養子縁組をしなければ、再婚相手の連れ子と法律的な親子関係にならない
本日のまとめ

◎子連れ同士の再婚の場合、連れ子と養子縁組をしない限りは、親子関係は生じません。

◎「同一姓親子同一戸籍の原則」があるため、別の姓の親子は同じ戸籍に入れません。

◎子の姓を変更し、同一戸籍に入れても、養子にしなければ、親子関係は発生しません。

離婚して今は独身の男性Aさんには、すでに結婚して独立した息子さんがいます。同じく離婚して今は独身の女性Bさんには、高校生のC子さんがいます。このAさんと、Bさんが再婚する場合に、戸籍や、C子さんの身分や氏はどうなるでしょうか。

【ケース1】 二人が結婚してAさんの名字を選択。Aさんは、C子さんを養子にしない場合。

戸籍は、結婚を機に、夫婦を単位として新たに作成されます。AさんとBさんがAさんの姓を選択して、結婚すれば、Aさんを筆頭者とする新たな戸籍ができます。妻としてBさんが記載されます。C子さんは、親と姓が異なるので、AB夫婦の戸籍とC子さんは別々の戸籍になります。(同氏親子同一戸籍の原則)

C子さんをAさんの養子にせず、戸籍だけ同じにしたい場合は、家庭裁判所の許可を得てC子さんの姓を母と同じに変更した後に、戸籍の移動をおこないます。

こうすれば、同じ戸籍にAさん(夫)・Bさん(妻)・Bさんの娘さんが記載されますが、AさんとC子さんは親子関係になく、身分的には他人です。親族関係は、養子縁組のように、実態があったときに発生します。戸籍は形式ですので、戸籍で親族関係が決まるものではないからです。

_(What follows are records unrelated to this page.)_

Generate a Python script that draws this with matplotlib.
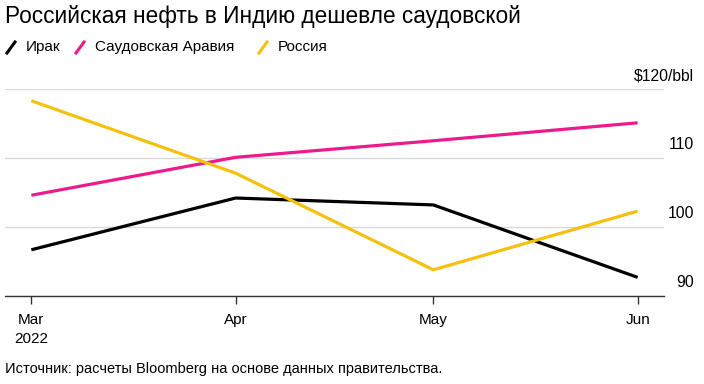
import matplotlib
matplotlib.use("Agg")
import matplotlib.pyplot as plt
import matplotlib.dates as mdates
from matplotlib.lines import Line2D
import numpy as np
import datetime as dt

plt.rcParams['font.family'] = ['Liberation Sans', 'DejaVu Sans']

dates = [dt.date(2022, 3, 1), dt.date(2022, 4, 1), dt.date(2022, 5, 1), dt.date(2022, 6, 1)]
iraq = [96.7, 104.2, 103.2, 92.7]
saudi = [104.6, 110.1, 112.5, 115.1]
russia = [118.3, 107.8, 93.8, 102.3]
series_names = ["Ирак", "Саудовская Аравия", "Россия"]
colors = ["#000000", "#ec1a8b", "#f5c10e"]
tick_labels = ["Mar\n2022", "Apr", "May", "Jun"]
y_ticks = [90, 100, 110, 120]
y_labels = ["90", "100", "110", "$120/bbl"]

W, H = 704, 384
fig = plt.figure(figsize=(W / 100, H / 100), dpi=100)
ax = fig.add_axes([5 / W, (H - 296) / H, (664 - 5) / W, (296 - 89) / H])

for vals, c in zip([iraq, saudi, russia], colors):
    ax.plot(dates, vals, color=c, lw=2.3, solid_capstyle='butt', clip_on=False, zorder=3)

ax.set_xlim(dt.date(2022, 2, 25), dt.date(2022, 6, 5))
ax.set_ylim(90, 120)

for s in ['top', 'right', 'left']:
    ax.spines[s].set_visible(False)
ax.spines['bottom'].set_color('#333333')
ax.spines['bottom'].set_linewidth(1.0)

ax.set_yticks(y_ticks)
ax.set_yticklabels([])
ax.tick_params(axis='y', length=0)
ax.grid(axis='y', color='#d9d9d9', lw=1)
ax.set_axisbelow(True)

ax.set_xticks(dates)
ax.set_xticklabels(tick_labels, fontsize=11, color='#000000', linespacing=1.5)
ax.tick_params(axis='x', length=6, width=1, color='#333333', pad=6)

# y labels at right, above gridlines
for v, lab in zip(y_ticks, y_labels):
    ax.annotate(lab, xy=(1, v), xycoords=('axes fraction', 'data'),
                xytext=(21.5, 4), textcoords='offset points', ha='right', va='bottom',
                fontsize=11.3, color='#000000')

fig.text(5 / W, 1 - 17 / H, "Российская нефть в Индию дешевле саудовской",
         fontsize=16.3, va='center', ha='left', color='#000000')

# legend
lx = [7, 76, 259]
for x0, name, c in zip(lx, series_names, colors):
    fig.add_artist(Line2D([(x0) / W, (x0 + 8) / W], [1 - 53 / H, 1 - 42 / H],
                          color=c, lw=2.2, transform=fig.transFigure))
    fig.text((x0 + 19) / W, 1 - 47 / H, name, fontsize=11, va='center', ha='left')

fig.text(5 / W, 1 - 369 / H, "Источник: расчеты Bloomberg на основе данных правительства.",
         fontsize=10.5, va='center', ha='left', color='#000000')

fig.savefig("out.png", dpi=100, facecolor='white')
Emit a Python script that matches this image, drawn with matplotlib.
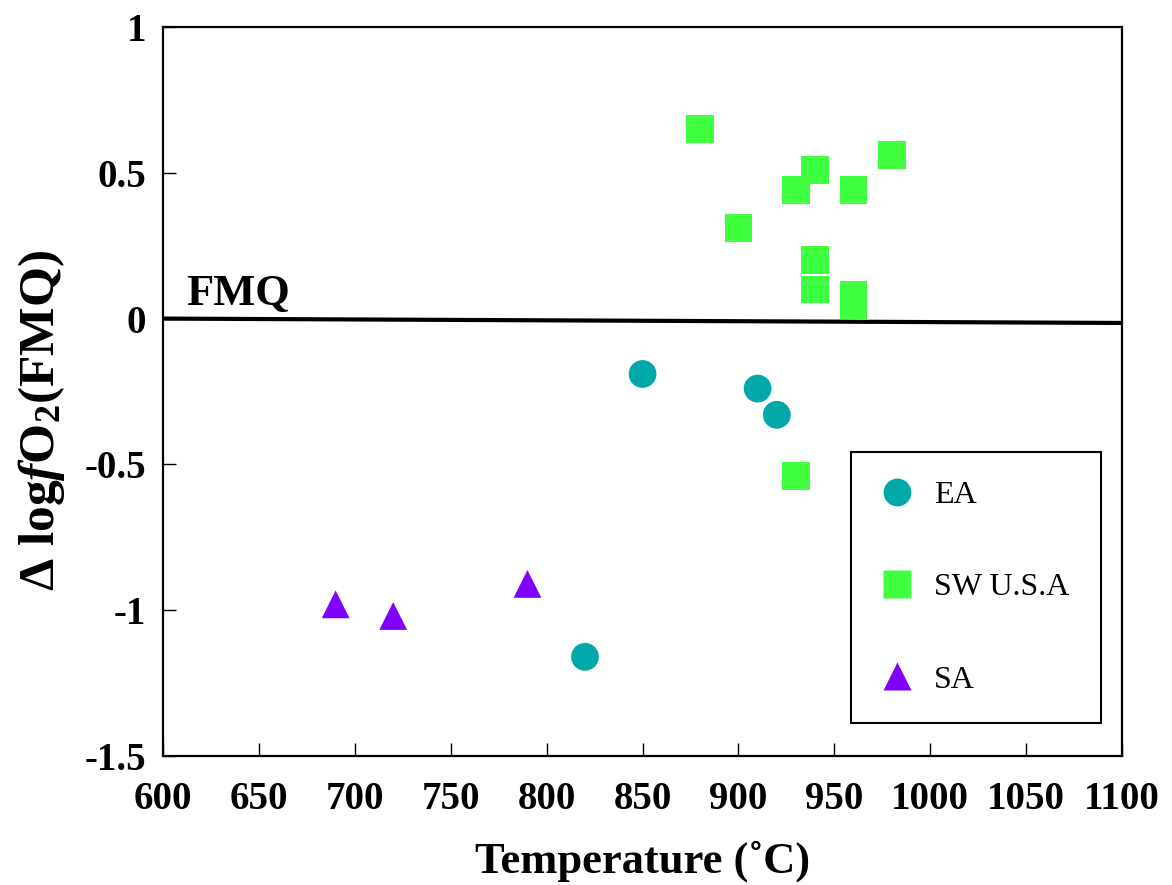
import matplotlib
matplotlib.use("Agg")
import matplotlib.pyplot as plt
from matplotlib.lines import Line2D

plt.rcParams['font.family'] = ['Liberation Serif', 'DejaVu Serif']
plt.rcParams['font.weight'] = 'bold'
plt.rcParams['mathtext.fontset'] = 'custom'
plt.rcParams['mathtext.rm'] = 'Liberation Serif:bold'
plt.rcParams['mathtext.it'] = 'Liberation Serif:italic:bold'
plt.rcParams['mathtext.bf'] = 'Liberation Serif:bold'

# EA
ea_t = [850, 910, 920, 820]
ea_dlog = [-0.19, -0.24, -0.33, -1.16]
# SW U.S.A
sw_t = [880, 900, 930, 940, 960, 980, 940, 940, 960, 960, 930]
sw_dlog = [0.65, 0.31, 0.44, 0.51, 0.44, 0.56, 0.20, 0.10, 0.08, 0.045, -0.54]
# SA
sa_t = [690, 720, 790]
sa_dlog = [-0.98, -1.02, -0.91]

# FMQ buffer line
fmq_t = [600, 1100]
fmq_dlog = [0.0, -0.015]

xticks = [600, 650, 700, 750, 800, 850, 900, 950, 1000, 1050, 1100]
yticks = [-1.5, -1, -0.5, 0, 0.5, 1]
ytick_labels = ['-1.5', '-1', '-0.5', '0', '0.5', '1']

c_ea = '#00A8A8'
c_sw = '#40FF40'
c_sa = '#7F00FF'

fig = plt.figure(figsize=(11.72, 8.85), dpi=100)
ax = fig.add_axes([0.1391, 0.1458, 0.8183, 0.8237])

ax.plot(fmq_t, fmq_dlog, color='black', lw=3, solid_capstyle='butt', zorder=2)
ax.text(612, 0.045, 'FMQ', fontsize=32, fontweight='bold', ha='left', va='baseline')

ms = 20
ax.scatter(ea_t, ea_dlog, s=ms**2, marker='o', color=c_ea, edgecolors='none', zorder=3)
ax.scatter(sw_t, sw_dlog, s=ms**2, marker='s', color=c_sw, edgecolors='none', zorder=3)
ax.scatter(sa_t, sa_dlog, s=ms**2, marker='^', color=c_sa, edgecolors='none', zorder=3)

ax.set_xlim(600, 1100)
ax.set_ylim(-1.5, 1)
ax.set_xticks(xticks)
ax.set_xticklabels([str(v) for v in xticks])
ax.set_yticks(yticks)
ax.set_yticklabels(ytick_labels)
ax.tick_params(direction='in', length=9.5, width=1, labelsize=28)
ax.tick_params(axis='x', pad=18)
ax.tick_params(axis='y', pad=12)
for sp in ax.spines.values():
    sp.set_linewidth(1.6)

ax.set_xlabel('Temperature (˚C)', fontsize=32, fontweight='bold', labelpad=16)
ax.set_ylabel('Δ log$\\mathit{f}$O$_2$(FMQ)', fontsize=37, fontweight='bold')
ax.yaxis.set_label_coords(-0.10, 0.46)

handles = [
    Line2D([], [], ls='none', marker='o', ms=ms, color=c_ea, mec='none'),
    Line2D([], [], ls='none', marker='s', ms=ms, color=c_sw, mec='none'),
    Line2D([], [], ls='none', marker='^', ms=ms, color=c_sa, mec='none'),
]
leg = ax.legend(handles, ['EA', 'SW U.S.A', 'SA'], loc='upper left',
                bbox_to_anchor=(0.717, 0.04, 0.261, 0.377), mode='expand',
                borderaxespad=0, frameon=True, fancybox=False,
                framealpha=1, edgecolor='black',
                prop={'family': 'Liberation Serif', 'weight': 'normal', 'size': 23},
                borderpad=0.9, labelspacing=1.97, handlelength=1.1,
                handletextpad=0.6)
leg.get_frame().set_linewidth(1.5)

fig.savefig('out.png', dpi=100)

AさんとC子さんは、法律上は他人ですので、Aさんに扶養義務もありません。C子さんに相続権もありません。仮に、Aさんが、C子さんに学費の援助等をすれば、贈与となります。贈与ですから、年間110万円を超えると贈与税が発生します。

【ケース2】 二人が結婚してAさんの名字を選択。Aさんは、C子さんを養子にする場合。

このとき、AさんとBさんの婚姻届を提出後に、「養子縁組」を行います。「養子縁組」の手続きが済めば、Bさんの娘さんはAさんの子供となり。自動的にAさんを筆頭者とする戸籍に入ります。

C子さんは、Aさんの子供になるのですから、Aさんに扶養義務も生じ、C子さんは、Aさんの相続人となります。

なお、養子には、実の親子関係を維持したまま義理の親(養親)とも親子関係を結ぶ「普通養子縁組」と、実の親子関係を解消し、義理の親と親子関係を結ぶ「特別養子縁組」があります。「特別養子縁組」には、「実親の同意があること」「子供の年齢が6歳未満であること」等厳しい条件が付きます。C子さんは高校生ですので、「普通養子縁組」となります。